Philosophy: Immutability vs. Adaptability
The split was never really about technology. It was about values — and those values still define both projects today, nearly a decade later.
Ethereum Classic clings to the original Bitcoin-style ethos: the chain is a record that should never be altered, no matter how ugly the outcome. Supporters see ETC as the last bastion of true immutability in a crypto world that constantly upgrades, rolls back, and rewrites. For them, a blockchain that bends to human intervention is just a database with extra steps.
Ethereum (ETH), meanwhile, embraced evolution. The hard fork was just the beginning — Ethereum has since undergone multiple major upgrades, including the Merge in 2022, which transitioned the network from proof-of-work to proof-of-stake. For ETH holders, the chain's willingness to adapt and protect users is a feature, not a flaw.
- Ethereum Classic prioritizes censorship resistance and immutability above all else.
- Ethereum prioritizes scalability, security, and the ability to fix catastrophic bugs.
- Both share nearly identical origins but pursue radically different visions of what a blockchain should be.
Technical Differences: What Changed Under the Hood
When the chains split, they were technically identical. Almost a decade later, they look very different — and the gap keeps widening.
Consensus Mechanism
Ethereum completed its move to proof-of-stake in September 2022, slashing its energy consumption by roughly 99.95%. Validators now stake ETH to secure the network instead of burning electricity through mining rigs. Ethereum Classic, by contrast, still uses proof-of-work, making it closer in mining style to Bitcoin than to modern Ethereum. This also means ETC miners — many of whom were Ethereum miners before the Merge — found a natural home on the chain.
Supply and Tokenomics
ETH has a dynamic supply influenced by burning (EIP-1559), staking rewards, and ongoing protocol changes. It can even become deflationary during periods of high network activity, when more ETH is burned in fees than is issued as rewards. ETC sticks to a fixed issuance schedule with a hard cap of 210 million coins, closely mirroring Bitcoin's scarcity model and appealing to users who prefer predictable monetary policy.
Smart Contract Capability
Both chains run smart contracts and are EVM-compatible, meaning developers can deploy Solidity-based apps on either with minimal friction. However, Ethereum's enormous ecosystem — DeFi protocols, NFT marketplaces, Layer-2 rollups, stablecoins, and institutional pilots — dwarfs Ethereum Classic's. Most builders, users, and capital remain on ETH, which keeps ETC's developer activity comparatively thin.
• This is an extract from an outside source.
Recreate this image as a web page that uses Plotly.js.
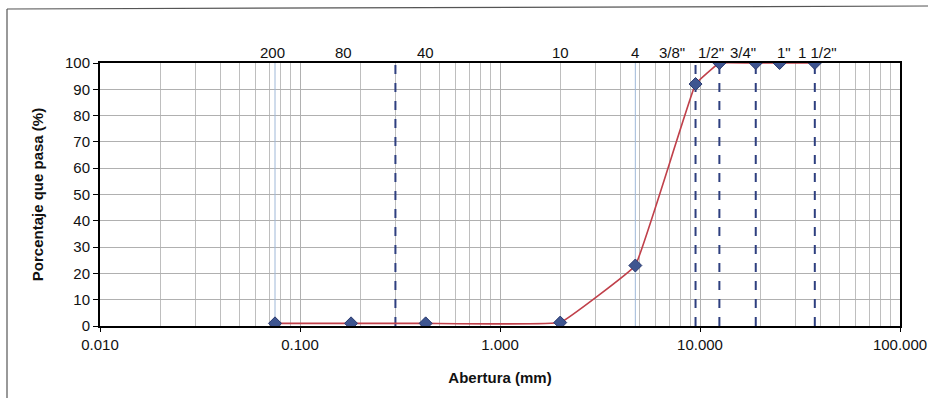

Market Position, Price, and Community
There is no contest when it comes to market share. Ethereum consistently ranks as the second-largest cryptocurrency by market capitalization, with deep liquidity, institutional adoption, and an enormous global developer base. Ethereum Classic sits much further down the rankings, often considered a smaller, more ideological project that survives on conviction rather than momentum.
Price reflects the gap dramatically. ETH trades at a significantly higher price than ETC, and the spread has widened over time. Liquidity on major exchanges is also far deeper for ETH, though ETC remains listed on most large platforms and has its own loyal holder base.
Quick comparison: ETH is the mainstream, evolving giant. ETC is the smaller, purist chain that refuses to compromise on its founding principles.
Both communities are passionate, but they attract very different crowds. Ethereum draws DeFi traders, NFT collectors, enterprise pilots, and institutional players. Ethereum Classic appeals to hardcore immutability maximalists, proof-of-work purists, and miners who still favor the original mining economics. The cultural divide is as real now as it was in 2016.
Key Takeaways
- Ethereum and Ethereum Classic split in 2016 after the DAO hack, dividing the community over whether to reverse the theft.
- ETC champions immutability and code-is-law; ETH embraces upgrades, user protection, and adaptability.
- Ethereum uses proof-of-stake; Ethereum Classic still uses proof-of-work mining.
- ETH has a massive ecosystem, deep liquidity, and institutional interest; ETC remains smaller and more ideological.
- Both chains are EVM-compatible, but most developers and users continue to build on Ethereum.
Whether you view the 2016 fork as a necessary rescue or a betrayal of blockchain's core promise, the result is two very different networks still chasing very different visions. And that, more than any technical detail, is the real difference between Ethereum and Ethereum Classic.